2015 – the year Bitcoin falls?

While we are only 16 days into the new year, based on what we’ve seen so far – its looking pretty likely that 2015 will be Bitcoin’s worst year yet.

Since the start of 2015, the currency has been a shadow of its former self, with Bitcoin beginning the year at just over the $310 mark (£206) – a massive drop from December 2013’s giddy $1200 (£715) high.

Yet sadly for those investing in the cryptocurrency, the worst was yet to come.

Yesterday evening, the market saw a dramatic crash, with the ailing cryptocurrency losing a shocking 40% of its value,  dropping below $200 (£131) per coin for the first time since 2013.

Yet if we’re honest – this didn’t come as a total surprise. For many, alarm bells started ringing on the fourth of January, when the leading UK Bitcoin exchange BitStamp was savagely hacked, resulting in the site shutting down completely until only a few days ago. But with companies like Microsoft and even Yahoo backing Bitcoin, is all hope really lost for the currency?

Well, its certainly not looking great.

bitcoin11-640x360 2015 - the year Bitcoin falls?

Is it time to cash out?

Earlier this week, Bitcoin exchange CEX.IO announced that it would temporarily cease its cloud mining service.  Why? Because according to the company, the cost of mining has started to exceed profits.

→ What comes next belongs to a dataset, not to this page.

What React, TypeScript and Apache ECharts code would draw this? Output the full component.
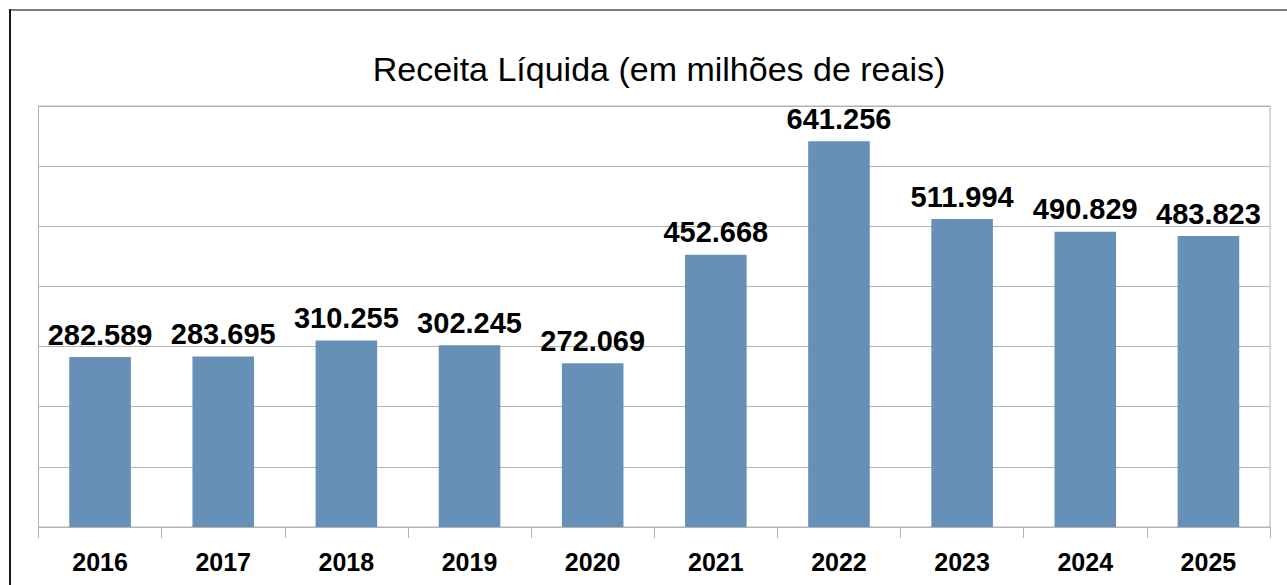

Confused? Let us explain. Bitcoin mining works in what are known as ‘pools’, these are large groups of miners who assign their computers the task of finding special numbers which correspond to bitcoins. Mining is a costly process, as it requires a large amount of electricity, and as there are only a finite number of Bitcoins, each yield is becoming sparser and sparser.

As Bitcoin’s value is tied to how difficult it is to produce, it looks like the wonder-tipped crypto currency could finally be reaching its tipping point.

Amadeo Pellicce co-founder of UK-based Bitcoin exchange Coinfloor cited the problem being that there was “more supply than demand”. With miners starting to panic at their rising costs, he attributed the sudden influx of coins on the market as the result of large sell-offs by mining companies and other bitcoin holders.

The currency’s value has fluctuated vastly in its brief life time, and its never wise to count it out completely. But no matter how you look at it, there is only a finite pool of Bitcoin – and eventually something’s got to give. Let’s hope the currency can hold out a little bit longer.